Another circumstance that may be invoked in favor of appellant is the adoption of Executive Orders Nos. 25 and 32, known as Debt Moratorium, promulgated on November 18, 1944 and March 10, 1945, respectively, and Republic, Act 342 passed on July 26, 1948, limiting the moratorium to war sufferers, which have the effect of tolling further the limitation of the period for the institution of a court action, for the general rule is that "moratorium acts ordinarily operate to suspend, the running of limitations as to suits barred by the provisions of the act, irrespective of whether or not the debtor has sought relief thereunder." (54 C. J. S., p. 288) And this seems to be also the rule in this jurisdiction when this Court has repeatedly held in a number of cases that during the time the moratorium was in force no action could be taken to collect any outstanding monetary obligations "within the purview of the moratorium orders (Cruz vs.

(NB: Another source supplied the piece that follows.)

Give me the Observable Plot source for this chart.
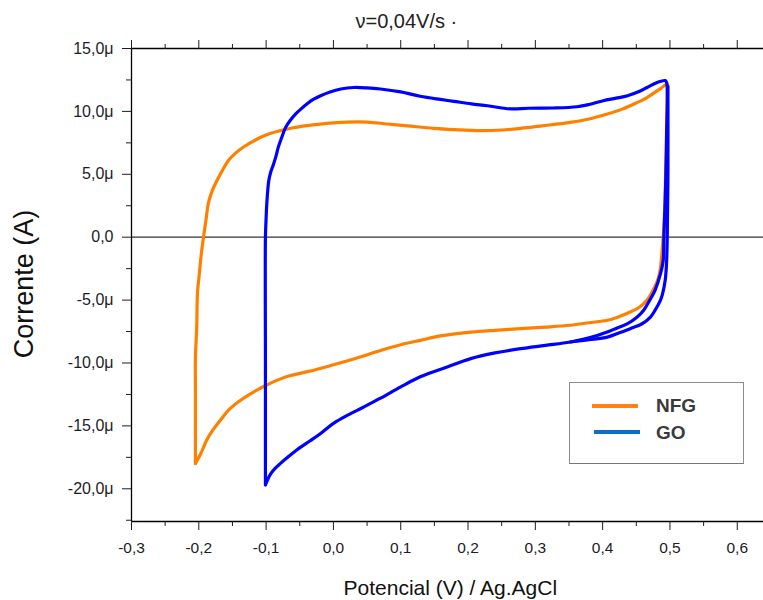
<!DOCTYPE html>
<html>
<head>
<meta charset="utf-8">
<script src="https://cdn.jsdelivr.net/npm/d3@7"></script>
<script src="https://cdn.jsdelivr.net/npm/@observablehq/plot@0.6"></script>
<style>
  body { margin: 0; background: #fff; }
  #wrap { position: relative; width: 763px; height: 600px; font-family: "Liberation Sans", Arial, sans-serif; }
  #legend { position: absolute; left: 569px; top: 382px; width: 175px; height: 82px; box-sizing: border-box;
            border: 1.5px solid #8c8c8c; border-bottom-color: #777; background: #fff; }
  .lg-line { position: absolute; height: 4px; }
  .lg-text { position: absolute; font-weight: bold; font-size: 19px; color: #3a3a3a; line-height: 1; }
</style>
</head>
<body>
<div id="wrap"></div>
<script>
// ---- data (potential in V, current in µA) ----
const seriesNames = ["NFG", "GO"];
const curveColors = ["#ff8000", "#0000ff"];
const legendColors = ["#ff8410", "#0a6fc9"];
const titleText = "ν=0,04V/s ·";
const xLabel = "Potencial (V) / Ag.AgCl";
const yLabel = "Corrente (A)";

const xMajorTicks = [-0.3, -0.2, -0.1, 0.0, 0.1, 0.2, 0.3, 0.4, 0.5, 0.6];
const xMinorTicks = [-0.25, -0.15, -0.05, 0.05, 0.15, 0.25, 0.35, 0.45, 0.55];
const yMajorTicks = [-20, -15, -10, -5, 0, 5, 10, 15];
const yMinorTicks = [-22.5, -17.5, -12.5, -7.5, -2.5, 2.5, 7.5, 12.5];

const nfgCycle = [
  [-0.205,-18.0],[-0.205,-12.0],[-0.205,-9.6],[-0.203,-7.0],[-0.202,-4.5],[-0.199,-2.8],[-0.196,-1.2],
  [-0.193,0.0],[-0.189,1.5],[-0.186,2.65],[-0.180,3.7],[-0.173,4.5],[-0.165,5.3],[-0.156,6.1],
  [-0.145,6.7],[-0.134,7.15],[-0.120,7.6],[-0.108,7.95],[-0.094,8.25],[-0.079,8.47],[-0.060,8.7],
  [-0.039,8.87],[-0.010,9.05],[0.020,9.15],[0.050,9.15],[0.080,9.0],[0.110,8.85],[0.149,8.65],
  [0.180,8.55],[0.219,8.47],[0.250,8.52],[0.278,8.65],[0.310,8.85],[0.352,9.13],[0.380,9.4],
  [0.407,9.79],[0.430,10.2],[0.451,10.7],[0.466,11.1],[0.476,11.45],[0.487,11.85],[0.496,12.2],
  [0.496,11.5],[0.494,6.0],[0.492,2.0],[0.490,0.0],[0.488,-1.3],[0.486,-2.4],[0.484,-3.0],
  [0.481,-3.5],[0.474,-4.3],[0.466,-5.0],[0.455,-5.55],[0.441,-5.95],[0.425,-6.3],[0.407,-6.6],
  [0.380,-6.8],[0.352,-7.0],[0.315,-7.15],[0.278,-7.27],[0.240,-7.4],[0.204,-7.55],[0.159,-7.85],
  [0.129,-8.2],[0.100,-8.55],[0.070,-9.0],[0.035,-9.6],[-0.004,-10.2],[-0.035,-10.65],[-0.064,-11.0],
  [-0.085,-11.4],[-0.103,-11.85],[-0.120,-12.35],[-0.138,-12.96],[-0.155,-13.7],[-0.168,-14.55],
  [-0.180,-15.4],[-0.188,-16.1],[-0.197,-17.2],[-0.203,-17.8],[-0.205,-18.0]
];

const goCycle = [
  [-0.101,-19.7],[-0.101,-10.0],[-0.101,0.0],[-0.100,1.5],[-0.099,2.65],[-0.096,4.5],[-0.093,5.2],
  [-0.089,5.8],[-0.085,6.5],[-0.082,7.14],[-0.077,7.9],[-0.071,8.73],[-0.064,9.3],[-0.056,9.8],
  [-0.048,10.2],[-0.039,10.6],[-0.030,10.95],[-0.019,11.25],[-0.005,11.55],[0.011,11.78],[0.030,11.9],
  [0.050,11.87],[0.070,11.78],[0.100,11.55],[0.129,11.2],[0.159,10.95],[0.179,10.8],[0.205,10.6],
  [0.229,10.45],[0.263,10.2],[0.290,10.25],[0.327,10.27],[0.362,10.37],[0.380,10.55],[0.401,10.85],
  [0.420,11.05],[0.437,11.25],[0.455,11.6],[0.466,11.9],[0.481,12.3],[0.493,12.45],[0.495,12.3],
  [0.495,8.0],[0.493,3.0],[0.491,0.0],[0.490,-1.85],[0.486,-2.9],[0.478,-4.2],[0.470,-5.0],
  [0.461,-5.8],[0.450,-6.4],[0.437,-6.87],[0.420,-7.25],[0.407,-7.54],[0.380,-8.0],[0.352,-8.33],
  [0.315,-8.6],[0.278,-8.86],[0.240,-9.2],[0.204,-9.65],[0.170,-10.3],[0.129,-11.1],[0.100,-11.9],
  [0.070,-12.8],[0.045,-13.5],[0.021,-14.15],[0.000,-14.8],[-0.019,-15.6],[-0.035,-16.2],
  [-0.054,-16.9],[-0.068,-17.5],[-0.079,-18.0],[-0.087,-18.4],[-0.093,-18.8],[-0.098,-19.3],[-0.101,-19.7]
];

const goSecondPass = [
  [0.497,12.0],[0.497,5.0],[0.496,0.0],[0.495,-2.0],[0.493,-3.4],[0.489,-4.5],[0.486,-5.0],
  [0.478,-5.8],[0.471,-6.35],[0.458,-6.9],[0.441,-7.27],[0.425,-7.6],[0.407,-7.94],[0.380,-8.15],[0.352,-8.33]
];

// ---- build table ----
const rows = [
  ...nfgCycle.map(([v, i]) => ({series: "NFG", pass: "NFG", v, i})),
  ...goCycle.map(([v, i]) => ({series: "GO", pass: "GO-1", v, i})),
  ...goSecondPass.map(([v, i]) => ({series: "GO", pass: "GO-2", v, i}))
];

const xDomain = [-0.3, 0.639];
const yDomain = [-22.6, 15];
const fmtX = d => d.toFixed(1).replace(".", ",");
const fmtY = d => d === 0 ? "0,0" : d.toFixed(1).replace(".", ",") + "μ";
const blank = () => "";

const chart = Plot.plot({
  width: 763,
  height: 600,
  marginLeft: 131,
  marginRight: 0,
  marginTop: 48,
  marginBottom: 79,
  style: {fontFamily: '"Liberation Sans", Arial, sans-serif', fontSize: "16px", color: "#1c1c28", background: "#fff", overflow: "visible"},
  x: {domain: xDomain},
  y: {domain: yDomain},
  color: {domain: seriesNames, range: curveColors},
  marks: [
    Plot.ruleY([0], {stroke: "#333", strokeWidth: 1.3}),
    Plot.line(rows.filter(d => d.series === "NFG"), {x: "v", y: "i", z: "pass", stroke: "series", strokeWidth: 3.2, strokeLinejoin: "round", curve: "catmull-rom"}),
    Plot.line(rows.filter(d => d.series === "GO"), {x: "v", y: "i", z: "pass", stroke: "series", strokeWidth: 3.2, strokeLinejoin: "round", curve: "catmull-rom"}),
    Plot.ruleX([xDomain[0]], {stroke: "#000", strokeWidth: 1.3}),
    Plot.ruleY([yDomain[0]], {stroke: "#000", strokeWidth: 1.3}),
    Plot.ruleY([yDomain[1]], {stroke: "#000", strokeWidth: 1.3}),
    Plot.axisX({anchor: "bottom", ticks: xMajorTicks, tickSize: 9, tickPadding: 11, tickFormat: fmtX, label: null, fontSize: 15.5}),
    Plot.axisX({anchor: "bottom", ticks: xMinorTicks, tickSize: 5, tickFormat: blank, label: null}),
    Plot.axisX({anchor: "top", ticks: xMajorTicks, tickSize: 9, tickFormat: blank, label: null}),
    Plot.axisX({anchor: "top", ticks: xMinorTicks, tickSize: 5, tickFormat: blank, label: null}),
    Plot.axisY({anchor: "left", ticks: yMajorTicks, tickSize: 9, tickPadding: 9, tickFormat: fmtY, label: null, fontSize: 16}),
    Plot.axisY({anchor: "left", ticks: yMinorTicks, tickSize: 5, tickFormat: blank, label: null}),
    Plot.text([titleText], {frameAnchor: "top-left", dx: 224, dy: -27, textAnchor: "start", lineAnchor: "middle", fontSize: 20, fill: "#222"}),
    Plot.text([xLabel], {frameAnchor: "bottom-left", dx: 212, dy: 67, textAnchor: "start", lineAnchor: "middle", fontSize: 21, fill: "#111"}),
    Plot.text([yLabel], {frameAnchor: "left", dx: -107, dy: -1, rotate: -90, textAnchor: "middle", lineAnchor: "middle", fontSize: 27, fill: "#111"})
  ]
});

const wrap = document.getElementById("wrap");
wrap.appendChild(chart);

// ---- legend ----
const legend = document.createElement("div");
legend.id = "legend";
seriesNames.forEach((name, k) => {
  const line = document.createElement("div");
  line.className = "lg-line";
  line.style.left = (22 + 2 * k) + "px";
  line.style.top = (21 + 26 * k) + "px";
  line.style.width = "46px";
  line.style.background = legendColors[k];
  legend.appendChild(line);
  const t = document.createElement("div");
  t.className = "lg-text";
  t.textContent = name;
  t.style.left = "86px";
  t.style.top = (13 + 27 * k) + "px";
  legend.appendChild(t);
});
wrap.appendChild(legend);
</script>
</body>
</html>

Avila, 42 Off. Ga2., No. 9, p. 2114; De la Fuente vs. Borromeo, 42 Off. Gaz., p. 3172; Ma-ao Sugar Central Co. vs. Barrios, 45 Off. Gaz., 2444).
Wherefore, the decision appealed from is reversed. The case shall be remanded to the lower court in order that it may act on the claim of appellant in accordance with its merits, with, costs.
Paras, C. J., Bengzon, Padilla, Montemayor, Reyes, A., Jugo, Labrador, Concepcion, and Reyes, J. B. L., JJ., concur.